__Given request__.
Copy out each line exactly; pictures stay out of the copy.

__Information provided__.
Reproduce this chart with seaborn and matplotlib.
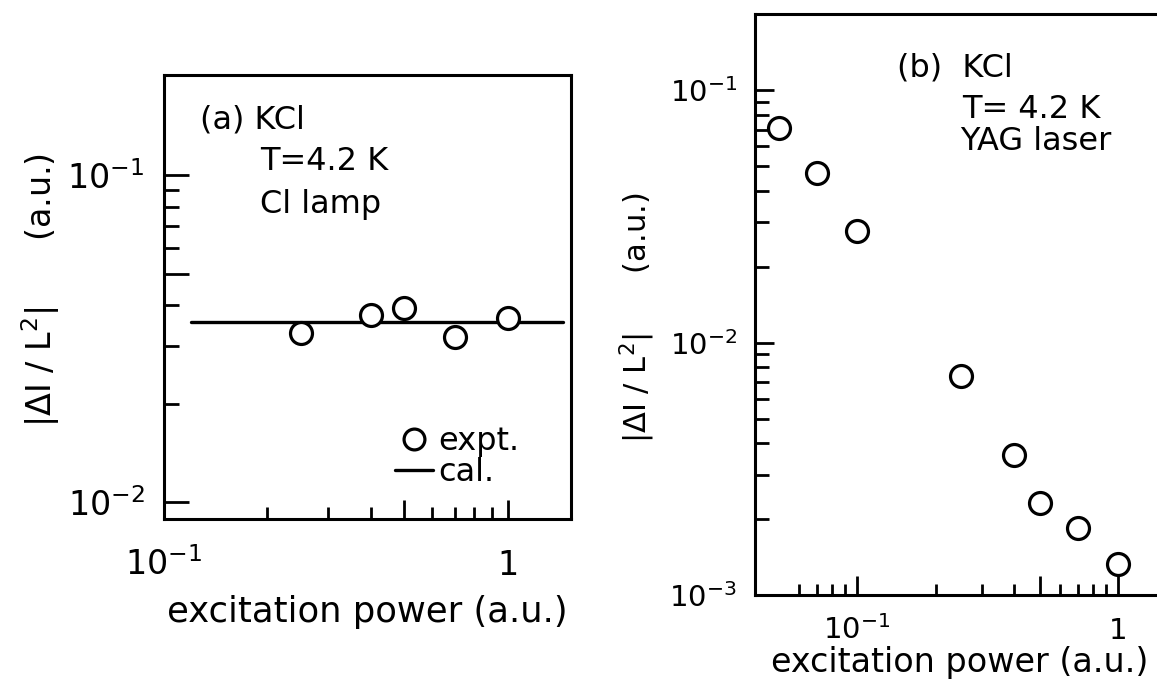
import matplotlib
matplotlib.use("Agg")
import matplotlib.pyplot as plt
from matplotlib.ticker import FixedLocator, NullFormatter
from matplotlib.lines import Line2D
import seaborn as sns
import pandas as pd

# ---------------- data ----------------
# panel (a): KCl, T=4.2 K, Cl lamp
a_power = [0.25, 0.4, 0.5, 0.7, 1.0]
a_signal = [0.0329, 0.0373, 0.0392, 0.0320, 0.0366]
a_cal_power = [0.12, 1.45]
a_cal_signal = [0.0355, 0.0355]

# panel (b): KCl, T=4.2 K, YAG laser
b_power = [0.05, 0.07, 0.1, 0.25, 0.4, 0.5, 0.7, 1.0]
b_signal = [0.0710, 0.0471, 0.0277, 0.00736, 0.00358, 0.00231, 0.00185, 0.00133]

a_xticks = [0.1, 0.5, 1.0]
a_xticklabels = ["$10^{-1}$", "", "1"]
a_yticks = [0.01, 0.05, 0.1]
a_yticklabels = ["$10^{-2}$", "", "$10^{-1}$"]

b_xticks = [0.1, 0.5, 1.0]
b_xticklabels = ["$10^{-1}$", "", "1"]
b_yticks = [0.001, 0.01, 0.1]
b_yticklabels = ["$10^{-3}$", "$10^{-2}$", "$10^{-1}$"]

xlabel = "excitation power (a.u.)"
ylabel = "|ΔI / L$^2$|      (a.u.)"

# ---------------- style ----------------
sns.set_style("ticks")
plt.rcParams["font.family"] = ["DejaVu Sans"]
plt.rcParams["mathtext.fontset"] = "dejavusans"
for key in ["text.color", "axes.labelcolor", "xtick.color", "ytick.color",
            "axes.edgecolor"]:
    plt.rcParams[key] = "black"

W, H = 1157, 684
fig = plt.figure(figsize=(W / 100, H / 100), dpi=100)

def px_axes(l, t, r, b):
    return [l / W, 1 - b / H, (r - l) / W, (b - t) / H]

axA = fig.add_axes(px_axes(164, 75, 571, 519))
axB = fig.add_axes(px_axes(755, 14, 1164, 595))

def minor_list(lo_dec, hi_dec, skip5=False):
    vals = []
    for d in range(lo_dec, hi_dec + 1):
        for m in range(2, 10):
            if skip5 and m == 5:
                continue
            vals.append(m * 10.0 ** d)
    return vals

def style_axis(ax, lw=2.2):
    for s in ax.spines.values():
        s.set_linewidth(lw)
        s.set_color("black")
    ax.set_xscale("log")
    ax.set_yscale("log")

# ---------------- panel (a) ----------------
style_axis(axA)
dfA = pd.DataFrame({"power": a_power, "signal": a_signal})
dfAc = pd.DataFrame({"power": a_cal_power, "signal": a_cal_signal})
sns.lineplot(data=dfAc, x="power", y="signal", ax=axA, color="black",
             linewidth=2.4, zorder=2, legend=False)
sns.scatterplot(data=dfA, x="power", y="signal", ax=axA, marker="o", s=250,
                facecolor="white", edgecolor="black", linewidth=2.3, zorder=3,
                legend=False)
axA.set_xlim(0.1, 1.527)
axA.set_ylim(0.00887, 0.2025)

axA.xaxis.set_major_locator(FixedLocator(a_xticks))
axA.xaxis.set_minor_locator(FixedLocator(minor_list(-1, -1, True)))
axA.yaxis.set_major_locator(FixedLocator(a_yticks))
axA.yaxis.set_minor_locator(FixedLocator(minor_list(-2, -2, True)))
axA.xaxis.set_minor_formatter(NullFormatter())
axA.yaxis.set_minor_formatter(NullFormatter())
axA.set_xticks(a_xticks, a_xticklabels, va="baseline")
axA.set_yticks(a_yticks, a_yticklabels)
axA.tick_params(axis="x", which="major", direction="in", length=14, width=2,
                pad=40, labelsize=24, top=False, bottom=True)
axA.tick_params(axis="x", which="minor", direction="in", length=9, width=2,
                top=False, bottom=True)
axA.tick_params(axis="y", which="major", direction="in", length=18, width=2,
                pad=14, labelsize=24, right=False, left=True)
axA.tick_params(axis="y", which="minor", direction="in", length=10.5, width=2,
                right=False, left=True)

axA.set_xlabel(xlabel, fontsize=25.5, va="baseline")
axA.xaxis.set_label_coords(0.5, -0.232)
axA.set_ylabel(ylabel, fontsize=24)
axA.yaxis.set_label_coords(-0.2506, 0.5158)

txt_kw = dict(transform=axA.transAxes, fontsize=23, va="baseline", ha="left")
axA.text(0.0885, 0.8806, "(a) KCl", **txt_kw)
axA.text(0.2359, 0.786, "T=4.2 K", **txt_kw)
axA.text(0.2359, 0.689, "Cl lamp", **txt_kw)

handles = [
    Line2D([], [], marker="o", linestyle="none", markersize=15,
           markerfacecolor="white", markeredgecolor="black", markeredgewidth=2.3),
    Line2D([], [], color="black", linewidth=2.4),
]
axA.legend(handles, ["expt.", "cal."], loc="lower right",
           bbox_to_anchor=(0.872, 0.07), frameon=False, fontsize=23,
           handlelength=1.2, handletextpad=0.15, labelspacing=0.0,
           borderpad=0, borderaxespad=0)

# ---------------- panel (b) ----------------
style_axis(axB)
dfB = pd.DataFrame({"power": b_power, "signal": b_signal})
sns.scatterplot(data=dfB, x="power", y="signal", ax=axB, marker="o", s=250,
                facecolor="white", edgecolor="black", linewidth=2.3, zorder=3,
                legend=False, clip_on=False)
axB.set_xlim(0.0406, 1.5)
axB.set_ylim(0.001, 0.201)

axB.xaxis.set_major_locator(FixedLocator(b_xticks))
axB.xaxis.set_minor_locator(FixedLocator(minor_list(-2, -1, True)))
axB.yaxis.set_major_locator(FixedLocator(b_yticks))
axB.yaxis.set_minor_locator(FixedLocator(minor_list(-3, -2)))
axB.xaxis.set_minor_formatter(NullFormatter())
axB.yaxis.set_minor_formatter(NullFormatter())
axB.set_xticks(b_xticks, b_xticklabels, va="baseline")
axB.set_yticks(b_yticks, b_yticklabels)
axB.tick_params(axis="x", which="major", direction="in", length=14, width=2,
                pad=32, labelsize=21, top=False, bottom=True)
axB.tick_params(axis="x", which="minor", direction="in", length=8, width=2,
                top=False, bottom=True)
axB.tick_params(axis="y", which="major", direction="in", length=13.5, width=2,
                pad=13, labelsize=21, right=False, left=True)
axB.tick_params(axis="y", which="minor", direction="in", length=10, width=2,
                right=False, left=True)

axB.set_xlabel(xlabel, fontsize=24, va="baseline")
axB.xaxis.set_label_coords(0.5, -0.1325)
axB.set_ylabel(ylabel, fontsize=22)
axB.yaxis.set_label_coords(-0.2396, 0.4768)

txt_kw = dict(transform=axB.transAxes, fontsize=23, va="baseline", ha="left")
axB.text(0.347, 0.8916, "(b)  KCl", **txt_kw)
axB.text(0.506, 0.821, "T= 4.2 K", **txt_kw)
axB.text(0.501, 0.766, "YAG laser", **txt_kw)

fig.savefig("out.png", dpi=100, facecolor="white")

__Exercise output__.
Reproduce this chart with seaborn and matplotlib.
import matplotlib
matplotlib.use("Agg")
import matplotlib.pyplot as plt
from matplotlib.ticker import FixedLocator, NullFormatter
from matplotlib.lines import Line2D
import seaborn as sns
import pandas as pd

# ---------------- data ----------------
# panel (a): KCl, T=4.2 K, Cl lamp
a_power = [0.25, 0.4, 0.5, 0.7, 1.0]
a_signal = [0.0329, 0.0373, 0.0392, 0.0320, 0.0366]
a_cal_power = [0.12, 1.45]
a_cal_signal = [0.0355, 0.0355]

# panel (b): KCl, T=4.2 K, YAG laser
b_power = [0.05, 0.07, 0.1, 0.25, 0.4, 0.5, 0.7, 1.0]
b_signal = [0.0710, 0.0471, 0.0277, 0.00736, 0.00358, 0.00231, 0.00185, 0.00133]

a_xticks = [0.1, 0.5, 1.0]
a_xticklabels = ["$10^{-1}$", "", "1"]
a_yticks = [0.01, 0.05, 0.1]
a_yticklabels = ["$10^{-2}$", "", "$10^{-1}$"]

b_xticks = [0.1, 0.5, 1.0]
b_xticklabels = ["$10^{-1}$", "", "1"]
b_yticks = [0.001, 0.01, 0.1]
b_yticklabels = ["$10^{-3}$", "$10^{-2}$", "$10^{-1}$"]

xlabel = "excitation power (a.u.)"
ylabel = "|ΔI / L$^2$|      (a.u.)"

# ---------------- style ----------------
sns.set_style("ticks")
plt.rcParams["font.family"] = ["DejaVu Sans"]
plt.rcParams["mathtext.fontset"] = "dejavusans"
for key in ["text.color", "axes.labelcolor", "xtick.color", "ytick.color",
            "axes.edgecolor"]:
    plt.rcParams[key] = "black"

W, H = 1157, 684
fig = plt.figure(figsize=(W / 100, H / 100), dpi=100)

def px_axes(l, t, r, b):
    return [l / W, 1 - b / H, (r - l) / W, (b - t) / H]

axA = fig.add_axes(px_axes(164, 75, 571, 519))
axB = fig.add_axes(px_axes(755, 14, 1164, 595))

def minor_list(lo_dec, hi_dec, skip5=False):
    vals = []
    for d in range(lo_dec, hi_dec + 1):
        for m in range(2, 10):
            if skip5 and m == 5:
                continue
            vals.append(m * 10.0 ** d)
    return vals

def style_axis(ax, lw=2.2):
    for s in ax.spines.values():
        s.set_linewidth(lw)
        s.set_color("black")
    ax.set_xscale("log")
    ax.set_yscale("log")

# ---------------- panel (a) ----------------
style_axis(axA)
dfA = pd.DataFrame({"power": a_power, "signal": a_signal})
dfAc = pd.DataFrame({"power": a_cal_power, "signal": a_cal_signal})
sns.lineplot(data=dfAc, x="power", y="signal", ax=axA, color="black",
             linewidth=2.4, zorder=2, legend=False)
sns.scatterplot(data=dfA, x="power", y="signal", ax=axA, marker="o", s=250,
                facecolor="white", edgecolor="black", linewidth=2.3, zorder=3,
                legend=False)
axA.set_xlim(0.1, 1.527)
axA.set_ylim(0.00887, 0.2025)

axA.xaxis.set_major_locator(FixedLocator(a_xticks))
axA.xaxis.set_minor_locator(FixedLocator(minor_list(-1, -1, True)))
axA.yaxis.set_major_locator(FixedLocator(a_yticks))
axA.yaxis.set_minor_locator(FixedLocator(minor_list(-2, -2, True)))
axA.xaxis.set_minor_formatter(NullFormatter())
axA.yaxis.set_minor_formatter(NullFormatter())
axA.set_xticks(a_xticks, a_xticklabels, va="baseline")
axA.set_yticks(a_yticks, a_yticklabels)
axA.tick_params(axis="x", which="major", direction="in", length=14, width=2,
                pad=40, labelsize=24, top=False, bottom=True)
axA.tick_params(axis="x", which="minor", direction="in", length=9, width=2,
                top=False, bottom=True)
axA.tick_params(axis="y", which="major", direction="in", length=18, width=2,
                pad=14, labelsize=24, right=False, left=True)
axA.tick_params(axis="y", which="minor", direction="in", length=10.5, width=2,
                right=False, left=True)

axA.set_xlabel(xlabel, fontsize=25.5, va="baseline")
axA.xaxis.set_label_coords(0.5, -0.232)
axA.set_ylabel(ylabel, fontsize=24)
axA.yaxis.set_label_coords(-0.2506, 0.5158)

txt_kw = dict(transform=axA.transAxes, fontsize=23, va="baseline", ha="left")
axA.text(0.0885, 0.8806, "(a) KCl", **txt_kw)
axA.text(0.2359, 0.786, "T=4.2 K", **txt_kw)
axA.text(0.2359, 0.689, "Cl lamp", **txt_kw)

handles = [
    Line2D([], [], marker="o", linestyle="none", markersize=15,
           markerfacecolor="white", markeredgecolor="black", markeredgewidth=2.3),
    Line2D([], [], color="black", linewidth=2.4),
]
axA.legend(handles, ["expt.", "cal."], loc="lower right",
           bbox_to_anchor=(0.872, 0.07), frameon=False, fontsize=23,
           handlelength=1.2, handletextpad=0.15, labelspacing=0.0,
           borderpad=0, borderaxespad=0)

# ---------------- panel (b) ----------------
style_axis(axB)
dfB = pd.DataFrame({"power": b_power, "signal": b_signal})
sns.scatterplot(data=dfB, x="power", y="signal", ax=axB, marker="o", s=250,
                facecolor="white", edgecolor="black", linewidth=2.3, zorder=3,
                legend=False, clip_on=False)
axB.set_xlim(0.0406, 1.5)
axB.set_ylim(0.001, 0.201)

axB.xaxis.set_major_locator(FixedLocator(b_xticks))
axB.xaxis.set_minor_locator(FixedLocator(minor_list(-2, -1, True)))
axB.yaxis.set_major_locator(FixedLocator(b_yticks))
axB.yaxis.set_minor_locator(FixedLocator(minor_list(-3, -2)))
axB.xaxis.set_minor_formatter(NullFormatter())
axB.yaxis.set_minor_formatter(NullFormatter())
axB.set_xticks(b_xticks, b_xticklabels, va="baseline")
axB.set_yticks(b_yticks, b_yticklabels)
axB.tick_params(axis="x", which="major", direction="in", length=14, width=2,
                pad=32, labelsize=21, top=False, bottom=True)
axB.tick_params(axis="x", which="minor", direction="in", length=8, width=2,
                top=False, bottom=True)
axB.tick_params(axis="y", which="major", direction="in", length=13.5, width=2,
                pad=13, labelsize=21, right=False, left=True)
axB.tick_params(axis="y", which="minor", direction="in", length=10, width=2,
                right=False, left=True)

axB.set_xlabel(xlabel, fontsize=24, va="baseline")
axB.xaxis.set_label_coords(0.5, -0.1325)
axB.set_ylabel(ylabel, fontsize=22)
axB.yaxis.set_label_coords(-0.2396, 0.4768)

txt_kw = dict(transform=axB.transAxes, fontsize=23, va="baseline", ha="left")
axB.text(0.347, 0.8916, "(b)  KCl", **txt_kw)
axB.text(0.506, 0.821, "T= 4.2 K", **txt_kw)
axB.text(0.501, 0.766, "YAG laser", **txt_kw)

fig.savefig("out.png", dpi=100, facecolor="white")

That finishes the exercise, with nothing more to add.